### INFORMATION PROVIDED ###
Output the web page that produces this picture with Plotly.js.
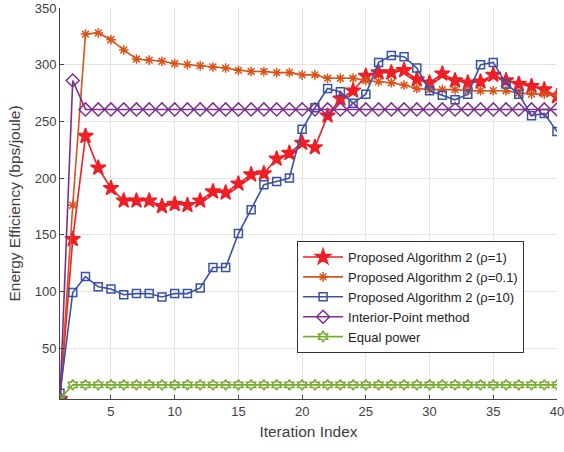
<!DOCTYPE html>
<html>
<head>
<meta charset="utf-8">
<script src="https://cdn.plot.ly/plotly-3.0.1.min.js"></script>
<style>html,body{margin:0;padding:0;background:#fff;}#chart{width:564px;height:452px;}</style>
</head>
<body>
<div id="chart"></div>
<script>
const iterations = Array.from({length: 40}, (_, i) => i + 1);

const seriesNames = [
  "Proposed Algorithm 2 (ρ=1)",
  "Proposed Algorithm 2 (ρ=0.1)",
  "Proposed Algorithm 2 (ρ=10)",
  "Interior-Point method",
  "Equal power"
];

const rho1 = [5, 146, 237, 209, 191, 180, 180, 180, 175, 177, 176, 180, 188, 187, 195, 203, 204, 217, 222, 231,
              227, 255, 270, 277, 290, 293, 293, 295, 287, 284, 292, 286, 284, 285, 291, 286, 283, 281, 278, 272];
const rho01 = [5, 176, 327, 328, 322, 313, 305, 304, 303, 301, 300, 299, 298, 297, 295, 294, 294, 293, 293, 291,
               291, 288, 288, 288, 286, 285, 284, 282, 279, 278, 278, 278, 277, 277, 277, 277, 275, 274, 274, 273];
const rho10 = [10, 99, 113, 104, 102, 97, 98, 98, 95, 98, 98, 103, 121, 121, 151, 172, 194, 197, 200, 243,
               262, 279, 276, 266, 274, 302, 308, 307, 297, 277, 273, 269, 274, 300, 302, 283, 274, 255, 257, 241];
const interiorPoint = [5, 286, 260.5, 260.5, 260.5, 260.5, 260.5, 260.5, 260.5, 260.5, 260.5, 260.5, 260.5, 260.5,
                       260.5, 260.5, 260.5, 260.5, 260.5, 260.5, 260.5, 260.5, 260.5, 260.5, 260.5, 260.5, 260.5,
                       260.5, 260.5, 260.5, 260.5, 260.5, 260.5, 260.5, 260.5, 260.5, 260.5, 260.5, 260.5, 260.5];
const equalPower = [5, 17.5, 17.5, 17.5, 17.5, 17.5, 17.5, 17.5, 17.5, 17.5, 17.5, 17.5, 17.5, 17.5, 17.5, 17.5, 17.5, 17.5, 17.5, 17.5,
                    17.5, 17.5, 17.5, 17.5, 17.5, 17.5, 17.5, 17.5, 17.5, 17.5, 17.5, 17.5, 17.5, 17.5, 17.5, 17.5, 17.5, 17.5, 17.5, 17.5];

const xTicks = [5, 10, 15, 20, 25, 30, 35, 40];
const yTicks = [50, 100, 150, 200, 250, 300, 350];

function trace(y, name, color, symbol, size) {
  return {
    x: iterations, y: y, name: name, type: 'scatter', mode: 'lines+markers',
    line: {color: color, width: 1.6},
    marker: {symbol: symbol, size: size, color: color, line: {color: color, width: 1.5}}
  };
}

const data = [
  trace(rho1, seriesNames[0], '#EE1F26', 'star', 11.5),
  trace(rho01, seriesNames[1], '#D95319', 'asterisk-open', 8),
  trace(rho10, seriesNames[2], '#3A52A3', 'square-open', 8),
  trace(interiorPoint, seriesNames[3], '#7E2F8E', 'diamond-open', 10),
  trace(equalPower, seriesNames[4], '#77AC30', 'hexagram-open', 8)
];

const axisFont = {family: 'Liberation Sans, Arial, sans-serif', size: 13, color: '#404040'};

const layout = {
  width: 564, height: 452,
  margin: {l: 60, r: 7, t: 8, b: 53},
  paper_bgcolor: '#fff', plot_bgcolor: '#fff',
  showlegend: true,
  font: axisFont,
  xaxis: {
    range: [1, 40], tickvals: xTicks, ticktext: xTicks.map(String),
    showgrid: true, gridcolor: '#e5e5e5', gridwidth: 1,
    zeroline: false, showline: true, linecolor: '#444', linewidth: 1,
    ticks: 'inside', ticklen: 4, tickcolor: '#444',
    tickfont: axisFont, ticklabeloverflow: 'allow',
    title: {text: 'Iteration Index', font: {family: 'Liberation Sans, Arial, sans-serif', size: 15.5, color: '#404040'}, standoff: 8}
  },
  yaxis: {
    range: [5, 350], tickvals: yTicks, ticktext: yTicks.map(String),
    showgrid: true, gridcolor: '#e5e5e5', gridwidth: 1,
    zeroline: false, showline: true, linecolor: '#444', linewidth: 1,
    ticks: 'inside', ticklen: 4, tickcolor: '#444',
    tickfont: axisFont,
    title: {text: 'Energy Efficiency (bps/joule)', font: {family: 'Liberation Sans, Arial, sans-serif', size: 15.5, color: '#404040'}, standoff: 10}
  },
  legend: {
    x: 0.477, y: 0.404, xanchor: 'left', yanchor: 'top',
    bgcolor: '#fff', bordercolor: '#333', borderwidth: 1,
    font: {family: 'Liberation Sans, Arial, sans-serif', size: 13, color: '#222'},
    tracegroupgap: 0, itemwidth: 40
  }
};

Plotly.newPlot('chart', data, layout, {displayModeBar: false, staticPlot: true});
</script>
</body>
</html>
###
- [GIVEN TASK]
Exclude the images, then output the data above word for word.

- [RESULT OF THIS TASK]
Output the web page that produces this picture with Plotly.js.
<!DOCTYPE html>
<html>
<head>
<meta charset="utf-8">
<script src="https://cdn.plot.ly/plotly-3.0.1.min.js"></script>
<style>html,body{margin:0;padding:0;background:#fff;}#chart{width:564px;height:452px;}</style>
</head>
<body>
<div id="chart"></div>
<script>
const iterations = Array.from({length: 40}, (_, i) => i + 1);

const seriesNames = [
  "Proposed Algorithm 2 (ρ=1)",
  "Proposed Algorithm 2 (ρ=0.1)",
  "Proposed Algorithm 2 (ρ=10)",
  "Interior-Point method",
  "Equal power"
];

const rho1 = [5, 146, 237, 209, 191, 180, 180, 180, 175, 177, 176, 180, 188, 187, 195, 203, 204, 217, 222, 231,
              227, 255, 270, 277, 290, 293, 293, 295, 287, 284, 292, 286, 284, 285, 291, 286, 283, 281, 278, 272];
const rho01 = [5, 176, 327, 328, 322, 313, 305, 304, 303, 301, 300, 299, 298, 297, 295, 294, 294, 293, 293, 291,
               291, 288, 288, 288, 286, 285, 284, 282, 279, 278, 278, 278, 277, 277, 277, 277, 275, 274, 274, 273];
const rho10 = [10, 99, 113, 104, 102, 97, 98, 98, 95, 98, 98, 103, 121, 121, 151, 172, 194, 197, 200, 243,
               262, 279, 276, 266, 274, 302, 308, 307, 297, 277, 273, 269, 274, 300, 302, 283, 274, 255, 257, 241];
const interiorPoint = [5, 286, 260.5, 260.5, 260.5, 260.5, 260.5, 260.5, 260.5, 260.5, 260.5, 260.5, 260.5, 260.5,
                       260.5, 260.5, 260.5, 260.5, 260.5, 260.5, 260.5, 260.5, 260.5, 260.5, 260.5, 260.5, 260.5,
                       260.5, 260.5, 260.5, 260.5, 260.5, 260.5, 260.5, 260.5, 260.5, 260.5, 260.5, 260.5, 260.5];
const equalPower = [5, 17.5, 17.5, 17.5, 17.5, 17.5, 17.5, 17.5, 17.5, 17.5, 17.5, 17.5, 17.5, 17.5, 17.5, 17.5, 17.5, 17.5, 17.5, 17.5,
                    17.5, 17.5, 17.5, 17.5, 17.5, 17.5, 17.5, 17.5, 17.5, 17.5, 17.5, 17.5, 17.5, 17.5, 17.5, 17.5, 17.5, 17.5, 17.5, 17.5];

const xTicks = [5, 10, 15, 20, 25, 30, 35, 40];
const yTicks = [50, 100, 150, 200, 250, 300, 350];

function trace(y, name, color, symbol, size) {
  return {
    x: iterations, y: y, name: name, type: 'scatter', mode: 'lines+markers',
    line: {color: color, width: 1.6},
    marker: {symbol: symbol, size: size, color: color, line: {color: color, width: 1.5}}
  };
}

const data = [
  trace(rho1, seriesNames[0], '#EE1F26', 'star', 11.5),
  trace(rho01, seriesNames[1], '#D95319', 'asterisk-open', 8),
  trace(rho10, seriesNames[2], '#3A52A3', 'square-open', 8),
  trace(interiorPoint, seriesNames[3], '#7E2F8E', 'diamond-open', 10),
  trace(equalPower, seriesNames[4], '#77AC30', 'hexagram-open', 8)
];

const axisFont = {family: 'Liberation Sans, Arial, sans-serif', size: 13, color: '#404040'};

const layout = {
  width: 564, height: 452,
  margin: {l: 60, r: 7, t: 8, b: 53},
  paper_bgcolor: '#fff', plot_bgcolor: '#fff',
  showlegend: true,
  font: axisFont,
  xaxis: {
    range: [1, 40], tickvals: xTicks, ticktext: xTicks.map(String),
    showgrid: true, gridcolor: '#e5e5e5', gridwidth: 1,
    zeroline: false, showline: true, linecolor: '#444', linewidth: 1,
    ticks: 'inside', ticklen: 4, tickcolor: '#444',
    tickfont: axisFont, ticklabeloverflow: 'allow',
    title: {text: 'Iteration Index', font: {family: 'Liberation Sans, Arial, sans-serif', size: 15.5, color: '#404040'}, standoff: 8}
  },
  yaxis: {
    range: [5, 350], tickvals: yTicks, ticktext: yTicks.map(String),
    showgrid: true, gridcolor: '#e5e5e5', gridwidth: 1,
    zeroline: false, showline: true, linecolor: '#444', linewidth: 1,
    ticks: 'inside', ticklen: 4, tickcolor: '#444',
    tickfont: axisFont,
    title: {text: 'Energy Efficiency (bps/joule)', font: {family: 'Liberation Sans, Arial, sans-serif', size: 15.5, color: '#404040'}, standoff: 10}
  },
  legend: {
    x: 0.477, y: 0.404, xanchor: 'left', yanchor: 'top',
    bgcolor: '#fff', bordercolor: '#333', borderwidth: 1,
    font: {family: 'Liberation Sans, Arial, sans-serif', size: 13, color: '#222'},
    tracegroupgap: 0, itemwidth: 40
  }
};

Plotly.newPlot('chart', data, layout, {displayModeBar: false, staticPlot: true});
</script>
</body>
</html>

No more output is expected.